The case served as a check on the most far-reaching claims of executive power at the time and signaled the Court’s increased willingness to intervene in political questions. Within minutes of the Court’s ruling, Truman ordered Commerce Secretary Charles Sawyer to return the steel mills to their owners; he did so immediately. The Steelworkers went out on strike again shortly thereafter. The strike lasted for more than 50 days until the President threatened to use the somewhat-cumbersome procedures under the Selective Service Act to seize the mills.
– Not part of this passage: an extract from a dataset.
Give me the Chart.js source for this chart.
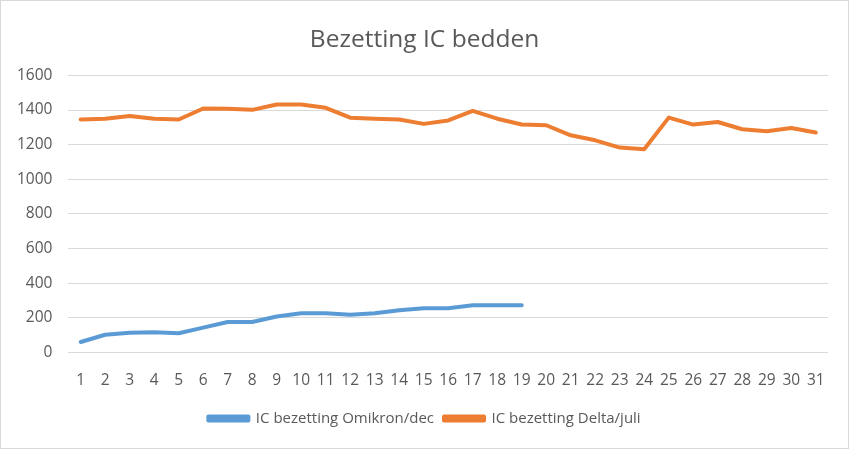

The Court would later intervene in political questions in Baker v. Carr (1962) and Powell v. McCormack (1969). It also applied the Frankfurter-Jackson approach to analyzing Congress’ legislative authorization of Presidential action in invalidating efforts by the Nixon administration to plant wiretaps without prior judicial approval, and it cited the case more generally in support of its decision to permit litigation against the president to proceed in Clinton v. Jones (1997). The Supreme Court also relied on Youngstown in Medellín v. Texas, (2008) in which President George W. Bush had pressured the state of Texas to review the murder conviction of a Mexican citizen who had tortured and raped two teenage girls in 1993 by arguing that a 2004 decision by the International Court of Justice (ICJ) required law enforcement authorities to tell the accused of his right under the Vienna Convention to notify Mexican diplomats of his detention. In a 6–3 decision, the Court held that ICJ rulings were not enforceable in the United States and that Bush’s actions were unconstitutional.
However, the Court drew back from some of the implications of its decision by refusing to rely on Youngstown as authority to review the failed challenges brought against the War in Vietnam and deferring to the executive branch’s authority over foreign policy. The Supreme Court also cited Youngstown in the 2006 decision Hamdan v. Rumsfeld.